## START

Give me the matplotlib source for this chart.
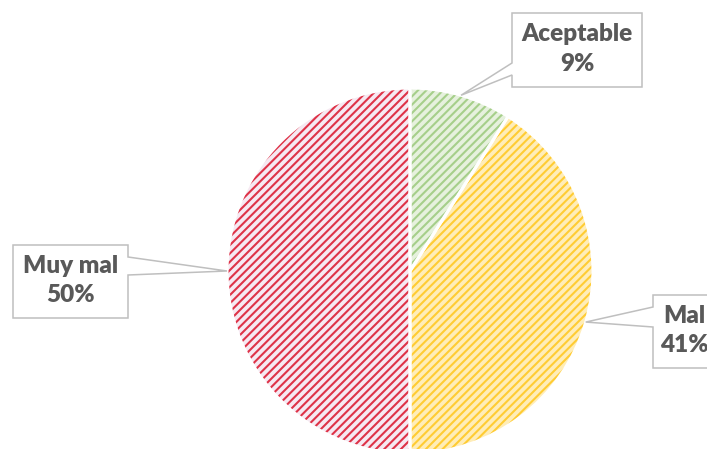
import matplotlib
matplotlib.use("Agg")
import matplotlib.pyplot as plt
import numpy as np
from matplotlib.patches import Polygon

plt.rcParams["font.family"] = ["Lato", "DejaVu Sans"]
plt.rcParams["hatch.linewidth"] = 1.5

categorias = ["Aceptable", "Mal", "Muy mal"]
valores = [9, 41, 50]
etiquetas = ["9%", "41%", "50%"]

fondo = ["#E6F1DD", "#FFEDB8", "#F6E9F2"]
rayas = ["#A6CF8A", "#FFCC33", "#DE3348"]

W, H = 707, 449
CX, CY, R = 410, H - 271, 183

# cajas de etiqueta en pixeles de imagen: x0, arriba, x1, abajo, lado del puntero, base del puntero
cajas = {
    "Aceptable": (512, 13, 642, 87, "left", (63, 75)),
    "Mal": (653, 295, 716, 368, "left", (307, 327)),
    "Muy mal": (13, 245, 128, 318, "right", (257, 275)),
}


def callout(x0, top, x1, bot, lado, base, tip):
    t, b = H - top, H - bot
    b0, b1 = H - base[0], H - base[1]
    if lado == "left":
        pts = [(x0, t), (x1, t), (x1, b), (x0, b), (x0, b1), tip, (x0, b0)]
    else:
        pts = [(x0, t), (x1, t), (x1, b0), tip, (x1, b1), (x1, b), (x0, b)]
    return pts


fig = plt.figure(figsize=(W / 100, H / 100), dpi=100)
ax = fig.add_axes([0, 0, 1, 1])

wedges, _ = ax.pie(valores, colors=fondo, startangle=90, counterclock=False,
                   center=(CX, CY), radius=R,
                   wedgeprops=dict(linewidth=0))
for w, c in zip(wedges, rayas):
    w.set_edgecolor(c)
    w.set_hatch("////")
    w.set_linewidth(0)

# bordes blancos entre sectores
ax.pie(valores, colors=["none"] * 3, startangle=90, counterclock=False,
       center=(CX, CY), radius=R,
       wedgeprops=dict(linewidth=2.2, edgecolor="white"))

total = sum(valores)
ang = 90.0
for cat, v, et in zip(categorias, valores, etiquetas):
    span = 360.0 * v / total
    mid = np.deg2rad(ang - span / 2)
    ang -= span
    tip = (CX + R * np.cos(mid), CY + R * np.sin(mid))
    x0, top, x1, bot, lado, base = cajas[cat]
    poly = Polygon(callout(x0, top, x1, bot, lado, base, tip), closed=True,
                   facecolor="white", edgecolor="#BFBFBF", linewidth=1.1, zorder=5)
    ax.add_patch(poly)
    ax.text((x0 + x1) / 2, H - (top + bot) / 2 + 1, f"{cat}\n{et}", ha="center", va="center",
            fontsize=17.5, fontweight="heavy", color="#595959", linespacing=1.4, zorder=6)

ax.set_xlim(0, W)
ax.set_ylim(0, H)
ax.axis("off")
fig.savefig("out.png", dpi=100)
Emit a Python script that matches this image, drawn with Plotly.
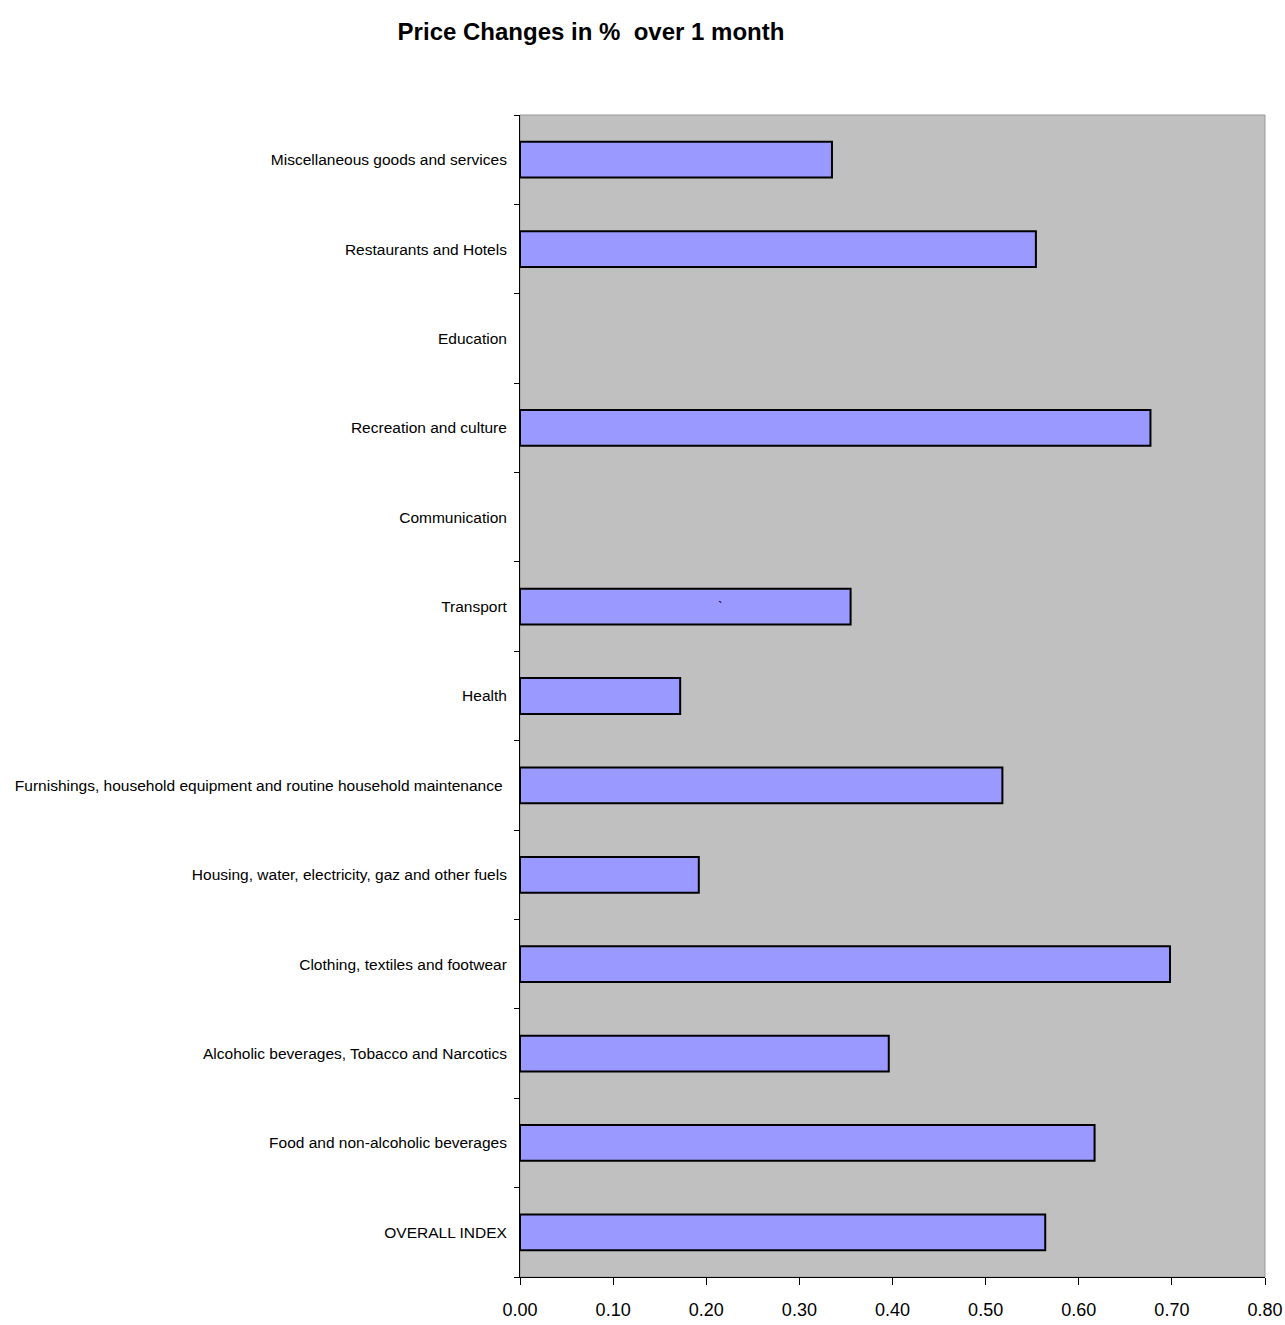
import plotly.graph_objects as go

categories = [
    "OVERALL INDEX",
    "Food and non-alcoholic beverages",
    "Alcoholic beverages, Tobacco and Narcotics",
    "Clothing, textiles and footwear",
    "Housing, water, electricity, gaz and other fuels",
    "Furnishings, household equipment and routine household maintenance ",
    "Health",
    "Transport",
    "Communication",
    "Recreation and culture",
    "Education",
    "Restaurants and Hotels",
    "Miscellaneous goods and services",
]
values = [0.564, 0.617, 0.396, 0.698, 0.192, 0.518, 0.172, 0.355, None, 0.677, None, 0.554, 0.335]
x_ticks = [0.0, 0.1, 0.2, 0.3, 0.4, 0.5, 0.6, 0.7, 0.8]

FONT = "Liberation Sans Narrow, Arial Narrow, Liberation Sans, Arial, sans-serif"

fig = go.Figure(go.Bar(
    x=values, y=categories, orientation="h",
    marker=dict(color="#9999FF", line=dict(color="black", width=2)),
    width=0.4,
))

fig.update_layout(
    width=1285, height=1325,
    margin=dict(l=520, r=20, t=115, b=48),
    paper_bgcolor="white", plot_bgcolor="#C0C0C0",
    font=dict(family=FONT, color="black", size=16),
    showlegend=False,
    title=dict(text="<b>Price Changes in %  over 1 month</b>", x=591 / 1285, xanchor="center",
               y=1 - 32 / 1325, yanchor="middle", xref="container", yref="container",
               font=dict(size=24, family=FONT)),
)
fig.update_xaxes(
    range=[0, 0.8], tickvals=x_ticks, tickformat=".2f",
    showgrid=False, zeroline=False, automargin=False,
    showline=True, linecolor="black", linewidth=1,
    ticks="outside", ticklen=7, tickcolor="black",
    tickfont=dict(size=18, family=FONT), ticklabelstandoff=9,
)
fig.update_yaxes(
    categoryorder="array", categoryarray=categories,
    showgrid=False, zeroline=False, automargin=False,
    showline=True, linecolor="black", linewidth=1,
    ticks="outside", ticklen=5, tickcolor="black", tickson="boundaries",
    tickfont=dict(size=15.5, family=FONT), ticklabelstandoff=9,
)
fig.add_shape(type="rect", xref="paper", yref="paper", x0=0, x1=1, y0=0, y1=1,
              line=dict(color="#999999", width=1), layer="below")
fig.add_annotation(x=0.215, y="Transport", text="`", showarrow=False,
                   font=dict(size=14, color="black"))

fig.write_html("out.html")
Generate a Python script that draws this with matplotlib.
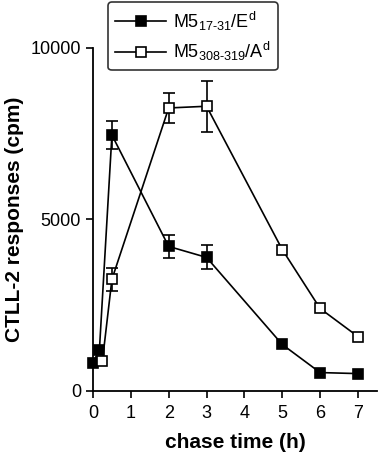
import numpy as np
import matplotlib
matplotlib.use("Agg")
import matplotlib.pyplot as plt

plt.rcParams["font.family"] = ["Liberation Sans", "DejaVu Sans"]
plt.rcParams["mathtext.fontset"] = "custom"
plt.rcParams["mathtext.rm"] = "Liberation Sans"

# M5 17-31 / E^d (filled squares)
t_e = [0, 0.17, 0.5, 2, 3, 5, 6, 7]
cpm_e = [820, 1200, 7460, 4210, 3890, 1350, 530, 500]
err_e = [0, 0, 400, 330, 350, 0, 0, 0]

# M5 308-319 / A^d (open squares)
t_a = [0.25, 0.5, 2, 3, 5, 6, 7]
cpm_a = [880, 3250, 8250, 8300, 4120, 2400, 1580]
err_a = [0, 330, 430, 750, 0, 0, 0]

x_ticks = [0, 1, 2, 3, 4, 5, 6, 7]
y_ticks = [0, 5000, 10000]

fig = plt.figure(figsize=(3.78, 4.57), dpi=100)
ax = fig.add_axes([0.246, 0.145, 0.751, 0.750])


def draw_series(t, y, err, face, label):
    t, y, err = np.array(t), np.array(y), np.array(err)
    m = err > 0
    ax.errorbar(t[m], y[m], yerr=err[m], fmt="none", ecolor="black",
                elinewidth=1.2, capsize=4, capthick=1.2, zorder=2, clip_on=False)
    ax.plot(t, y, "-s", color="black", lw=1.2, ms=7.5, mfc=face, mec="black",
            mew=1.2, label=label, zorder=3, clip_on=False)


draw_series(t_e, cpm_e, err_e, "black", r"M5$_{\mathregular{17\text{-}31}}$/E$^{\mathregular{d}}$")
draw_series(t_a, cpm_a, err_a, "white", r"M5$_{\mathregular{308\text{-}319}}$/A$^{\mathregular{d}}$")

ax.set_xlim(0, 7.5)
ax.set_ylim(0, 10000)
ax.set_xticks(x_ticks)
ax.set_yticks(y_ticks)
ax.tick_params(labelsize=13, width=1.2, length=5)
ax.tick_params(axis="x", pad=5)
for s in ["top", "right"]:
    ax.spines[s].set_visible(False)
for s in ["left", "bottom"]:
    ax.spines[s].set_linewidth(1.3)

ax.set_xlabel("chase time (h)", fontsize=15, fontweight="bold", labelpad=8)
ax.set_ylabel("CTLL-2 responses (cpm)", fontsize=15, fontweight="bold", labelpad=5)

leg = ax.legend(loc="upper left", bbox_to_anchor=(0.286, 0.995),
                bbox_transform=fig.transFigure, fontsize=13, frameon=True,
                fancybox=True, edgecolor="black", handlelength=2.8,
                handletextpad=0.4, borderpad=0.4, labelspacing=0.4,
                borderaxespad=0)
leg.get_frame().set_linewidth(1.2)

fig.savefig("out.png", dpi=100)
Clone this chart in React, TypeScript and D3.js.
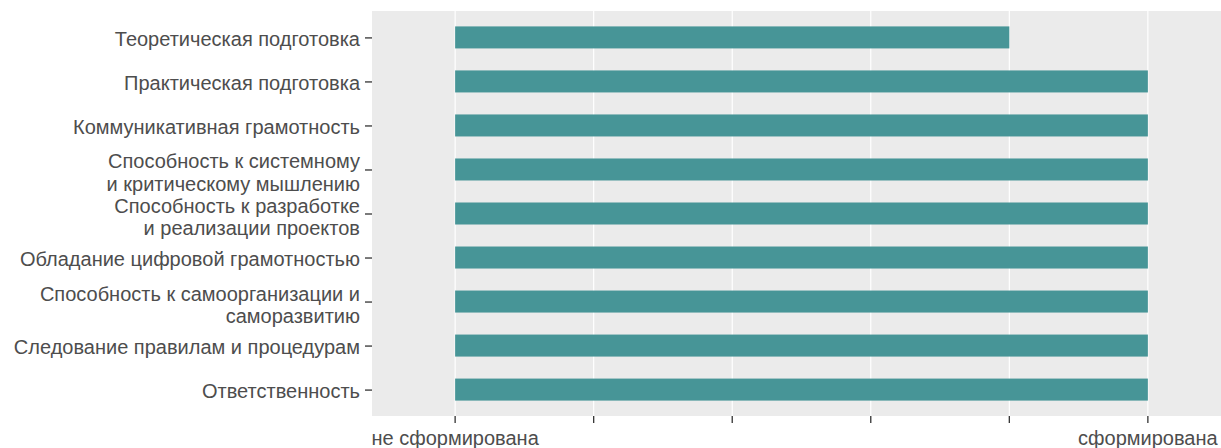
import React from "react";
import * as d3 from "d3";

const categories: string[][] = [
  ["Теоретическая подготовка"],
  ["Практическая подготовка"],
  ["Коммуникативная грамотность"],
  ["Способность к системному", "и критическому мышлению"],
  ["Способность к разработке", "и реализации проектов"],
  ["Обладание цифровой грамотностью"],
  ["Способность к самоорганизации и", "саморазвитию"],
  ["Следование правилам и процедурам"],
  ["Ответственность"],
];
const values: number[] = [4, 5, 5, 5, 5, 5, 5, 5, 5];
const xTicks: number[] = [0, 1, 2, 3, 4, 5];
const xTickLabels: string[] = ["не сформирована", "", "", "", "", "сформирована"];

const W = 1221;
const H = 448;
const panel = { left: 372, right: 1231, top: 11, bottom: 416 };
const FONT = "'Liberation Sans', Arial, sans-serif";
const TEXT = "#4D4D4D";
const FS = 20;
const LINE = 22.6;

export default function App() {
  const x = d3.scaleLinear().domain([-0.6, 5.6]).range([panel.left, panel.right]);
  const idx = categories.map((_, i) => i);
  const y = d3
    .scalePoint<number>()
    .domain(idx)
    .range([panel.top, panel.bottom])
    .padding(0.6);
  const step = y.step();
  const barH = step * 0.5;

  return (
    <svg width={W} height={H} style={{ position: "absolute", left: 0, top: 0, display: "block" }}>
      <rect x={panel.left} y={panel.top} width={panel.right - panel.left} height={panel.bottom - panel.top} fill="#EBEBEB" />
      {xTicks.map((t) => (
        <line key={"g" + t} x1={x(t)} x2={x(t)} y1={panel.top} y2={panel.bottom} stroke="#FFFFFF" strokeWidth={1.2} />
      ))}
      {idx.map((i) => (
        <rect
          key={"b" + i}
          x={x(0)}
          y={(y(i) as number) - barH / 2}
          width={x(values[i]) - x(0)}
          height={barH}
          fill="#479597"
        />
      ))}
      {idx.map((i) => {
        const cy = y(i) as number;
        const lines = categories[i];
        return (
          <g key={"yl" + i}>
            <line x1={panel.left - 7} x2={panel.left} y1={cy + 0.5} y2={cy + 0.5} stroke="#333333" strokeWidth={1.3} />
            {lines.map((l, k) => (
              <text
                key={k}
                x={360}
                y={lines.length === 1 ? cy + 8.5 : cy - 1 + k * LINE}
                textAnchor="end"
                fontFamily={FONT}
                fontSize={FS}
                fill={TEXT}
              >
                {l}
              </text>
            ))}
          </g>
        );
      })}
      {xTicks.map((t, k) => (
        <g key={"xt" + t}>
          <line x1={x(t)} x2={x(t)} y1={panel.bottom} y2={panel.bottom + 7} stroke="#333333" strokeWidth={1.3} />
          {xTickLabels[k] ? (
            <text x={x(t)} y={445} textAnchor="middle" fontFamily={FONT} fontSize={FS} fill={TEXT}>
              {xTickLabels[k]}
            </text>
          ) : null}
        </g>
      ))}
    </svg>
  );
}
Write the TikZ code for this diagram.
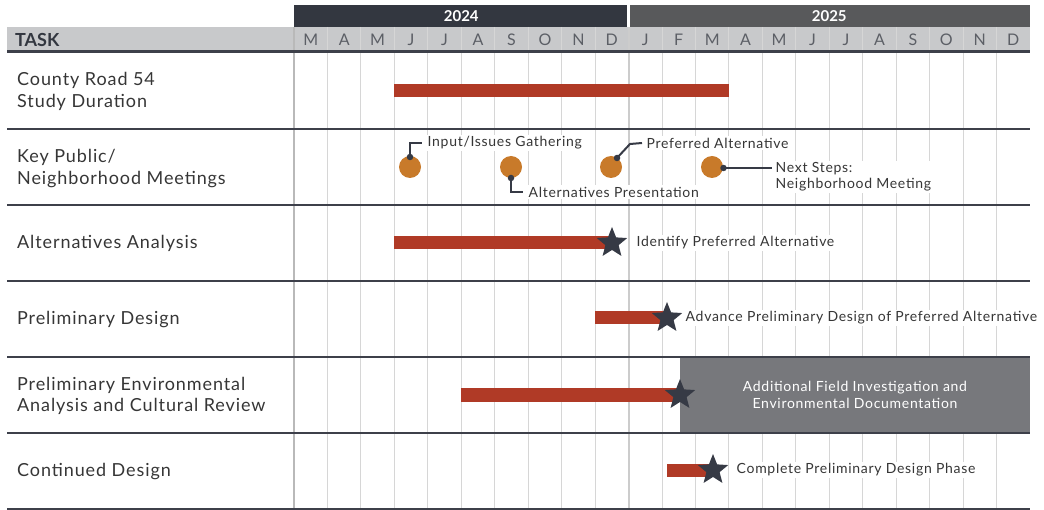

## END

## PROBLEM DETAILS
All lines above starting at the one with "Clone this chart" and ending at the one with "const barH = step * 0.5;", inclusive, are to be printed again exactly, with the pictures left out.

## SOLUTION
Clone this chart in React, TypeScript and D3.js.
import React from "react";
import * as d3 from "d3";

const categories: string[][] = [
  ["Теоретическая подготовка"],
  ["Практическая подготовка"],
  ["Коммуникативная грамотность"],
  ["Способность к системному", "и критическому мышлению"],
  ["Способность к разработке", "и реализации проектов"],
  ["Обладание цифровой грамотностью"],
  ["Способность к самоорганизации и", "саморазвитию"],
  ["Следование правилам и процедурам"],
  ["Ответственность"],
];
const values: number[] = [4, 5, 5, 5, 5, 5, 5, 5, 5];
const xTicks: number[] = [0, 1, 2, 3, 4, 5];
const xTickLabels: string[] = ["не сформирована", "", "", "", "", "сформирована"];

const W = 1221;
const H = 448;
const panel = { left: 372, right: 1231, top: 11, bottom: 416 };
const FONT = "'Liberation Sans', Arial, sans-serif";
const TEXT = "#4D4D4D";
const FS = 20;
const LINE = 22.6;

export default function App() {
  const x = d3.scaleLinear().domain([-0.6, 5.6]).range([panel.left, panel.right]);
  const idx = categories.map((_, i) => i);
  const y = d3
    .scalePoint<number>()
    .domain(idx)
    .range([panel.top, panel.bottom])
    .padding(0.6);
  const step = y.step();
  const barH = step * 0.5;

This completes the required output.